My opinion is, have it tested and clean it out. You should be using apx 80 lbs every 3-4 months at the least. 
Tell us how you make out.


----------



## phreaq (Jan 11, 2008)

I have a service man coming next week to inspect my softener, but I must say they have the worst pricing method I have heard of.
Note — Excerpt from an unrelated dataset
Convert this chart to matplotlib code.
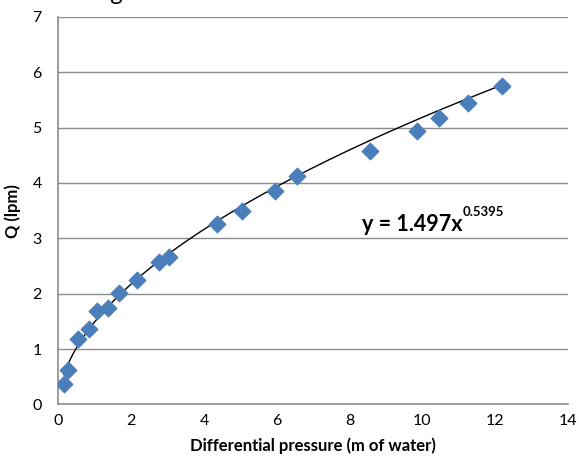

They charge you travel time (I'm quite rural) from their last stop, not from their shop. So one day I may be lucky enough to have him travel from my neighbours, and pay nothing. Another day he may charge me an hour in travel time for the same job. So how much does it cost? it depends on who else has a broken system that day 

I called a few others and they either weren't interested in coming, or knew nothing about my unit.


----------



## phreaq (Jan 16, 2008)

The service man came and took a look at my water softener and determined the seals needed replaced. Water was not going thru the salt container, so it was not 'recharging' and thus, was just hard water.

fwiw, he mentioned a working softener should use about 6lbs of salt for each recharge. I have 2 recharges a week, so thats 12lbs of salt a week, far greater than my previous 0lbs.


----------



## inspectorD (Jan 16, 2008)

That sounds better. Now did get your water tested or not untill it is fixed? 
Glad to see you have it fixed.


----------



## phreaq (Jan 16, 2008)

I had to wait for my hot water heater to clear out first, then I'll do the tests.


----------



## inspectorD (Jan 16, 2008)

Hope it turns out to be good. Now since your salt was not working to make the water softer,How is the condition of your pipes and boiler if you have one. I am just guessing but is that why you are emptying the hot water tank....to much buildup?


----------



## phreaq (Jan 17, 2008)

I don't think I have bad water to begin with, so I don't think I am suffering from build up. My hot water heater is electric, which I will be changing once the gas company hooks up my house (we just got gas in the area)


----------



## travelover (Jan 17, 2008)

I bought a total dissolved solids tester on eBay for about $16 that works great to determine how hard your water is and how well your softener is working. I also use it to test the effectiveness of my reverse osmosis drinking water system.

HM DIGITAL TDS-EZ TDS METER 


http://cgi.ebay.com/HM-Digital-TDS-EZ-Meter-Tester-Water-ppm-Purity-TDSEZ_W0QQitemZ370012450642QQihZ024QQcategoryZ20684QQssPageNameZWDVWQQrdZ1QQcmdZViewItem


----------